Wednesday, July 18, 2012

Excavation Day 1 - by Sasha S.


I woke up from my bed at home in the usual state -- pure confusion. Like last week, I had placed my alarm on the other side of my bedroom; forcing myself to jump out of bed to shut the annoying, yet much nostalgically loved Kim Possible jingle off. Today was the day, we were off to San Luis Obispo.
This and next week’s focus is excavation, and much like everyone else in this field school I was excited to start digging and find something remarkable in the dirt. This excitement first started as a spark first inspired by a poorly bound middle school text book about the famous hominid Lucy, which was now further brightened on this trip to Camp San Luis as a senior anthropology major at UCSC.
I was picked up in front of my apartment complex by the lovely Rachael, her mother, and another fellow camper Brooke. We drove down to Cabrillo College, and waited for the vans to arrive so that we could load our personal gear and start heading down the road. I watched as Brandon chugged down a bottle of raw, organic milk. On the ride down to camp, the remnant exhaustion from the lack of sleep rose within me. I slept most of the ride, except for when we stopped for a much needed coffee break (which somehow did not curb my desire to sleep the rest of the ride).
We arrive at camp, and I begin to search for the flattest piece of land I can put my little cocoon of a tent on. I find a spot, and begin setting up. After all our tents were up, we begin to set up our large food storage tent -- which soon became a game of “how many archaeology students does it take to set up one tent?” Once that tent is set up, everyone eagerly starts grabbing at the food. While snacking on our sandwiches, Pringles, and string cheese, Renee reads over the rules for staying on Camp San Luis. After lunch was over, we prepared to head out to our first site of the week. We smothered ourselves in sunblock, bug spray, and long sleeves; all in the hopes that we would reduce our chances of catching poison oak and coming back to camp covered in ticks. Everyone was given a Marshalltown trowel, and measuring tape. We luxuriously rode down to our site our vans.

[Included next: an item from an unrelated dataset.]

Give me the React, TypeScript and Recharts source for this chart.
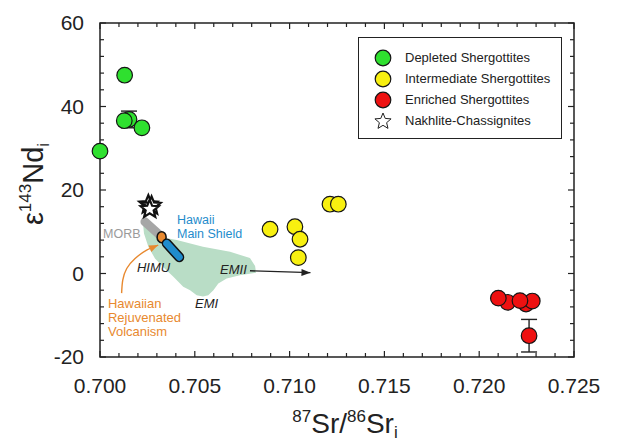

Learning how to set up a 1x1m unit
 Our lesson of the day was learning how to construct a perfect 1x1 meter square on the ground, and how to back-stake the square to keep the square more in-line during the excavation process. I probably took like four pages of notes, as there’s a lot of steps that go into just putting down 12 nails into the ground. We broke into our new crews for this week, and were each given either a CU (control unit) or STU (shovel testing unit). My crew had the job of constructing a CU, and were lucky that is was in the shade surrounding a giant tree. It perhaps took less than an hour, but longer than 40 minutes to construct the 1x1 square and to back-stake it. One of my crew members, Max, decided to volunteer to dig the first arbitrary 10 cm layer. Meanwhile, Brooke, Brandon, and I sifted through the dirt that Max attacked. When the dirt had been sifted away, we were left with these clumps of clay in our sieve. We broke down these clumps even further, looking for any sort of stone artifacts. We found a lot of rocks instead. Things that had not been sifted through were loaded into buckets labeled with the site name, CU number, provenience location, level number, the screen size used to sift through dirt, the date, the initials of our crew members, and the number of buckets used per level. These buckets would later be sent to the wet screening process.
I certainly don’t feel as sore as I did on first week of field school, but I don’t doubt the pain will catch up later on in the week. Our first dinner of the week will be Chili, and it smells delicious.